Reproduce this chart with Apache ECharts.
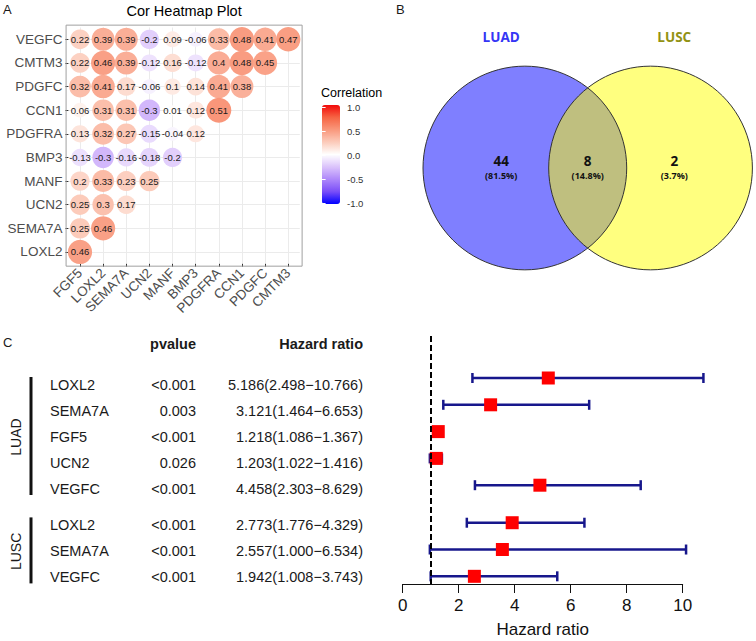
<!DOCTYPE html>
<html><head><meta charset="utf-8">
<script src="https://cdn.jsdelivr.net/npm/echarts@6/dist/echarts.min.js"></script>
<style>html,body{margin:0;padding:0;background:#fff}#c{width:756px;height:641px}</style>
</head><body><div id="c"></div>
<script>
// ---------- Panel A: correlation heatmap ----------
const heatRows = ['VEGFC','CMTM3','PDGFC','CCN1','PDGFRA','BMP3','MANF','UCN2','SEMA7A','LOXL2'];
const heatCols = ['FGF5','LOXL2','SEMA7A','UCN2','MANF','BMP3','PDGFRA','CCN1','PDGFC','CMTM3'];
const corrVEGFC  = [0.22, 0.39, 0.39, -0.2, 0.09, -0.06, 0.33, 0.48, 0.41, 0.47];
const corrCMTM3  = [0.22, 0.46, 0.39, -0.12, 0.16, -0.12, 0.4, 0.48, 0.45];
const corrPDGFC  = [0.32, 0.41, 0.17, -0.06, 0.1, 0.14, 0.41, 0.38];
const corrCCN1   = [0.06, 0.31, 0.31, -0.3, 0.01, 0.12, 0.51];
const corrPDGFRA = [0.13, 0.32, 0.27, -0.15, -0.04, 0.12];
const corrBMP3   = [-0.13, -0.3, -0.16, -0.18, -0.2];
const corrMANF   = [0.2, 0.33, 0.23, 0.25];
const corrUCN2   = [0.25, 0.3, 0.17];
const corrSEMA7A = [0.25, 0.46];
const corrLOXL2  = [0.46];
const legendTitle = 'Correlation';

// ---------- Panel B: Venn ----------
const vennSets = ['LUAD', 'LUSC'];
const vennCounts = [44, 8, 2];            // LUAD only, both, LUSC only
const vennPercents = ['81.5%', '14.8%', '3.7%'];

// ---------- Panel C: forest plot ----------
const forestGroups = ['LUAD','LUAD','LUAD','LUAD','LUAD','LUSC','LUSC','LUSC'];
const forestGenes  = ['LOXL2','SEMA7A','FGF5','UCN2','VEGFC','LOXL2','SEMA7A','VEGFC'];
const forestP      = ['<0.001','0.003','<0.001','0.026','<0.001','<0.001','<0.001','<0.001'];
const forestLabel  = ['5.186(2.498\u221210.766)','3.121(1.464\u22126.653)','1.218(1.086\u22121.367)',
                      '1.203(1.022\u22121.416)','4.458(2.303\u22128.629)','2.773(1.776\u22124.329)',
                      '2.557(1.000\u22126.534)','1.942(1.008\u22123.743)'];
// plotted positions
const forestHR   = [5.2, 3.14, 1.27, 1.2, 4.9, 3.91, 3.56, 2.56];
const forestLow  = [2.49, 1.45, 1.12, 0.97, 2.58, 2.29, 0.97, 1.0];
const forestHigh = [10.74, 6.66, 1.40, 1.40, 8.5, 6.49, 10.12, 5.52];

// ================= build =================
const heatCorr = [corrVEGFC, corrCMTM3, corrPDGFC, corrCCN1, corrPDGFRA, corrBMP3, corrMANF, corrUCN2, corrSEMA7A, corrLOXL2];
const heatData = [];
heatCorr.forEach((row, r) => row.forEach((v, c) => heatData.push([c, r, v])));
const absVals = heatData.map(d => Math.abs(d[2]));
const aMin = Math.min(...absVals), aMax = Math.max(...absVals);
const maxDiam = 25;
const circleSize = v => maxDiam * (4 + 6 * Math.sqrt((Math.abs(v) - aMin) / (aMax - aMin))) / 10;

const HM = {left: 68.4, top: 27.5, width: 231.4, height: 236.3};
const cellW = HM.width / heatCols.length, cellH = HM.height / heatRows.length;

const corrColors = ['#0000FF','#7A4EF8','#AE88FA','#DBC3FB','#FFFFFF','#FCCBBA','#F9987C','#F66443','#F20A0A'];

// row layout (gap between groups)
const rowPos = [];
{ let gap = 0; forestGroups.forEach((g, i) => { if (i > 0 && g !== forestGroups[i-1]) gap += 0.4; rowPos.push(i + gap); }); }

const TABLE = {y0: 385, step: 26, nameX: 50, pX: 196, hrX: 363, headerY: 343.5, barX: 31, labX: 16};
const tY = p => TABLE.y0 + p * TABLE.step;
const FP = {left: 402.7, width: 280, top: 336, bottom: 584, row0: 378, step: 26.8};

const forestCI = forestLow.map((lo, i) => [lo, forestHigh[i], rowPos[i]]);
const forestPts = forestHR.map((h, i) => [h, rowPos[i]]);

const VENN = {left: 422.7, width: 330, top: 5, height: 326, xr: 1.62, yr: 1.6, d: 0.617, r: 1, lx: 0.85, ly: 1.283};
const vennFill = ['rgba(0,0,255,0.5)', 'rgba(255,255,0,0.5)'];
const vennNameColor = ['#3535F5', '#929214'];

const font = '"Liberation Sans", Arial, sans-serif';
const txt = (text, x, y, o) => Object.assign({type: 'text', x: x, y: y, silent: true,
  style: Object.assign({text: text, font: '14.5px ' + font, fill: '#1a1a1a', textAlign: 'left', textVerticalAlign: 'middle'}, o || {})});

const graphics = [];
graphics.push(txt('A', 3, 9, {font: '13px ' + font}));
graphics.push(txt('B', 396, 9, {font: '13px ' + font}));
graphics.push(txt('C', 3, 342, {font: '13px ' + font}));
graphics.push(txt('Cor Heatmap Plot', HM.left + HM.width / 2, 11, {font: '14.5px ' + font, textAlign: 'center', fill: '#000'}));
graphics.push(txt(legendTitle, 321, 92.5, {font: '12.5px ' + font, fill: '#000'}));
// heatmap panel border (ggplot discrete expansion 0.6)
graphics.push({type: 'rect', silent: true, z: 1,
  shape: {x: HM.left - 0.1 * cellW, y: HM.top - 0.1 * cellH, width: HM.width + 0.2 * cellW, height: HM.height + 0.2 * cellH},
  style: {fill: 'none', stroke: '#a0a0a0', lineWidth: 1}});
// table headers
graphics.push(txt('pvalue', TABLE.pX, TABLE.headerY, {font: 'bold 14.5px ' + font, textAlign: 'right'}));
graphics.push(txt('Hazard ratio', TABLE.hrX, TABLE.headerY, {font: 'bold 14.5px ' + font, textAlign: 'right'}));
forestGenes.forEach((g, i) => {
  const y = tY(rowPos[i]);
  graphics.push(txt(g, TABLE.nameX, y));
  graphics.push(txt(forestP[i], TABLE.pX, y, {textAlign: 'right'}));
  graphics.push(txt(forestLabel[i], TABLE.hrX, y, {textAlign: 'right'}));
});
// group brackets
[...new Set(forestGroups)].forEach(g => {
  const idx = forestGroups.map((x, i) => x === g ? i : -1).filter(i => i >= 0);
  const y1 = tY(rowPos[idx[0]]) - 8, y2 = tY(rowPos[idx[idx.length - 1]]) + 6;
  graphics.push({type: 'rect', silent: true, shape: {x: TABLE.barX - 1.5, y: y1, width: 3, height: y2 - y1}, style: {fill: '#111'}});
  graphics.push(Object.assign(txt(g, TABLE.labX, (y1 + y2) / 2 + 1, {font: '14px ' + font, textAlign: 'center'}), {rotation: Math.PI / 2}));
});

const option = {
  animation: false,
  backgroundColor: '#fff',
  textStyle: {fontFamily: font},
  grid: [
    {left: HM.left, top: HM.top, width: HM.width, height: HM.height, show: false},
    {left: 322, top: 107, width: 18, height: 96, show: false},
    {left: VENN.left, top: VENN.top, width: VENN.width, height: VENN.height, show: false},
    {left: FP.left, top: FP.top, width: FP.width, height: FP.bottom - FP.top, show: false}
  ],
  xAxis: [
    {gridIndex: 0, type: 'category', data: heatCols, boundaryGap: true,
     axisLine: {show: false},
     axisTick: {show: true, alignWithLabel: true, length: 3, lineStyle: {color: '#333'}},
     splitLine: {show: true, alignWithLabel: true, lineStyle: {color: '#EBEBEB', width: 1}},
     axisLabel: {interval: 0, rotate: 45, fontSize: 13.5, color: '#4D4D4D', margin: 7, fontFamily: font}},
    {gridIndex: 1, type: 'value', min: 0, max: 1, show: false},
    {gridIndex: 2, type: 'value', min: -VENN.xr, max: VENN.xr, show: false},
    {gridIndex: 3, type: 'value', min: 0, max: 10, interval: 2,
     axisLine: {show: true, onZero: false, lineStyle: {color: '#111', width: 1}},
     axisTick: {show: true, length: 9, lineStyle: {color: '#111', width: 1}},
     splitLine: {show: false},
     axisLabel: {fontSize: 17, color: '#111', margin: 13, fontFamily: font},
     name: 'Hazard ratio', nameLocation: 'middle', nameGap: 37,
     nameTextStyle: {fontSize: 17, color: '#111', fontFamily: font}}
  ],
  yAxis: [
    {gridIndex: 0, type: 'category', data: heatRows, inverse: true, boundaryGap: true,
     axisLine: {show: false},
     axisTick: {show: true, alignWithLabel: true, length: 3, lineStyle: {color: '#333'}},
     splitLine: {show: true, alignWithLabel: true, lineStyle: {color: '#EBEBEB', width: 1}},
     axisLabel: {interval: 0, fontSize: 13.5, color: '#4D4D4D', margin: 6, fontFamily: font}},
    {gridIndex: 1, type: 'value', min: -1, max: 1, interval: 0.5, position: 'right', z: 10,
     axisLine: {show: false}, splitLine: {show: false},
     axisTick: {show: true, inside: true, length: 3.6, lineStyle: {color: '#fff', width: 1}},
     axisLabel: {fontSize: 9.5, color: '#333', margin: 7, formatter: v => v.toFixed(1), fontFamily: font}},
    {gridIndex: 1, type: 'value', min: -1, max: 1, interval: 0.5, position: 'left', z: 10,
     axisLine: {show: false}, splitLine: {show: false}, axisLabel: {show: false},
     axisTick: {show: true, inside: true, length: 3.6, lineStyle: {color: '#fff', width: 1}}},
    {gridIndex: 2, type: 'value', min: -VENN.yr, max: VENN.yr, show: false},
    {gridIndex: 3, type: 'value', inverse: true,
     min: (FP.top - FP.row0) / FP.step, max: (FP.bottom - FP.row0) / FP.step, show: false}
  ],
  visualMap: {
    type: 'continuous', min: -1, max: 1, seriesIndex: 0, dimension: 2,
    inRange: {color: corrColors}, calculable: false, hoverLink: false,
    left: 322, top: 105, itemWidth: 18, itemHeight: 99, padding: 0, text: null, showLabel: false
  },
  graphic: {elements: graphics},
  series: [
    {type: 'scatter', xAxisIndex: 0, yAxisIndex: 0, data: heatData, z: 3,
     symbolSize: v => circleSize(v[2]),
     itemStyle: {opacity: 1},
     label: {show: true, position: 'inside', formatter: p => String(p.value[2]), fontSize: 9.5, color: '#1a1a1a', fontFamily: font},
     emphasis: {disabled: true}},
    {type: 'custom', xAxisIndex: 2, yAxisIndex: 3, coordinateSystem: 'cartesian2d',
     data: vennSets.map((s, i) => [i === 0 ? -VENN.d : VENN.d, 0, VENN.r]),
     renderItem: (params, api) => {
       const c = api.coord([api.value(0), api.value(1)]);
       const r = api.size([api.value(2), 0])[0];
       return {type: 'circle', shape: {cx: c[0], cy: c[1], r: r}, style: {fill: vennFill[params.dataIndex], stroke: 'none'}};
     }},
    {type: 'custom', xAxisIndex: 2, yAxisIndex: 3, coordinateSystem: 'cartesian2d', z: 3,
     data: vennSets.map((s, i) => [i === 0 ? -VENN.d : VENN.d, 0, VENN.r]),
     renderItem: (params, api) => {
       const c = api.coord([api.value(0), api.value(1)]);
       const r = api.size([api.value(2), 0])[0];
       return {type: 'circle', shape: {cx: c[0], cy: c[1], r: r}, style: {fill: 'none', stroke: '#333', lineWidth: 1}};
     }},
    {type: 'custom', xAxisIndex: 2, yAxisIndex: 3, coordinateSystem: 'cartesian2d', z: 4,
     data: vennCounts.map((n, i) => [(i - 1) * VENN.lx, 0, n]),
     renderItem: (params, api) => {
       const c = api.coord([api.value(0), api.value(1)]);
       const i = params.dataIndex;
       const ch = [
         {type: 'text', x: c[0], y: c[1] - 7, style: {text: String(vennCounts[i]), font: 'bold 13.5px "Open Sans", sans-serif', fill: '#111', textAlign: 'center', textVerticalAlign: 'middle'}},
         {type: 'text', x: c[0], y: c[1] + 7, style: {text: '(' + vennPercents[i] + ')', font: 'bold 9px "Open Sans", sans-serif', fill: '#111', textAlign: 'center', textVerticalAlign: 'middle'}}
       ];
       if (i !== 1) {
         const s = i === 0 ? 0 : 1;
         const t = api.coord([api.value(0), VENN.ly]);
         ch.push({type: 'text', x: t[0], y: t[1], style: {text: vennSets[s], font: 'bold 13.5px "Open Sans", sans-serif', fill: vennNameColor[s], textAlign: 'center', textVerticalAlign: 'middle'}});
       }
       return {type: 'group', children: ch};
     }},
    {type: 'custom', xAxisIndex: 3, yAxisIndex: 4, coordinateSystem: 'cartesian2d', z: 3,
     data: forestCI, encode: {x: [0, 1], y: 2},
     renderItem: (params, api) => {
       const lo = api.coord([api.value(0), api.value(2)]);
       const hi = api.coord([api.value(1), api.value(2)]);
       const cap = 5;
       const st = {stroke: '#17178C', lineWidth: 2.5};
       return {type: 'group', children: [
         {type: 'line', shape: {x1: lo[0], y1: lo[1], x2: hi[0], y2: hi[1]}, style: st},
         {type: 'line', shape: {x1: lo[0], y1: lo[1] - cap, x2: lo[0], y2: lo[1] + cap}, style: st},
         {type: 'line', shape: {x1: hi[0], y1: hi[1] - cap, x2: hi[0], y2: hi[1] + cap}, style: st}
       ]};
     }},
    {type: 'scatter', xAxisIndex: 3, yAxisIndex: 4, data: forestPts, z: 4,
     symbol: 'rect', symbolSize: 13, itemStyle: {color: '#FF0000', opacity: 1},
     emphasis: {disabled: true},
     markLine: {silent: true, symbol: 'none', label: {show: false},
       lineStyle: {color: '#000', width: 2, type: [6, 3]},
       data: [{xAxis: 1}]}}
  ]
};
const chart = echarts.init(document.getElementById('c'), null, {renderer: 'svg'});
chart.setOption(option);
</script></body></html>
= = = = = = =
*STATED TASK:*
Omitting all pictures, restate exactly the lines of the material from its start through the line that contains "const vennPercents = ['81.5%', '14.8%', '3.7%'];".

*REPLY TO THE TASK:*
Reproduce this chart with Apache ECharts.
<!DOCTYPE html>
<html><head><meta charset="utf-8">
<script src="https://cdn.jsdelivr.net/npm/echarts@6/dist/echarts.min.js"></script>
<style>html,body{margin:0;padding:0;background:#fff}#c{width:756px;height:641px}</style>
</head><body><div id="c"></div>
<script>
// ---------- Panel A: correlation heatmap ----------
const heatRows = ['VEGFC','CMTM3','PDGFC','CCN1','PDGFRA','BMP3','MANF','UCN2','SEMA7A','LOXL2'];
const heatCols = ['FGF5','LOXL2','SEMA7A','UCN2','MANF','BMP3','PDGFRA','CCN1','PDGFC','CMTM3'];
const corrVEGFC  = [0.22, 0.39, 0.39, -0.2, 0.09, -0.06, 0.33, 0.48, 0.41, 0.47];
const corrCMTM3  = [0.22, 0.46, 0.39, -0.12, 0.16, -0.12, 0.4, 0.48, 0.45];
const corrPDGFC  = [0.32, 0.41, 0.17, -0.06, 0.1, 0.14, 0.41, 0.38];
const corrCCN1   = [0.06, 0.31, 0.31, -0.3, 0.01, 0.12, 0.51];
const corrPDGFRA = [0.13, 0.32, 0.27, -0.15, -0.04, 0.12];
const corrBMP3   = [-0.13, -0.3, -0.16, -0.18, -0.2];
const corrMANF   = [0.2, 0.33, 0.23, 0.25];
const corrUCN2   = [0.25, 0.3, 0.17];
const corrSEMA7A = [0.25, 0.46];
const corrLOXL2  = [0.46];
const legendTitle = 'Correlation';

// ---------- Panel B: Venn ----------
const vennSets = ['LUAD', 'LUSC'];
const vennCounts = [44, 8, 2];            // LUAD only, both, LUSC only
const vennPercents = ['81.5%', '14.8%', '3.7%'];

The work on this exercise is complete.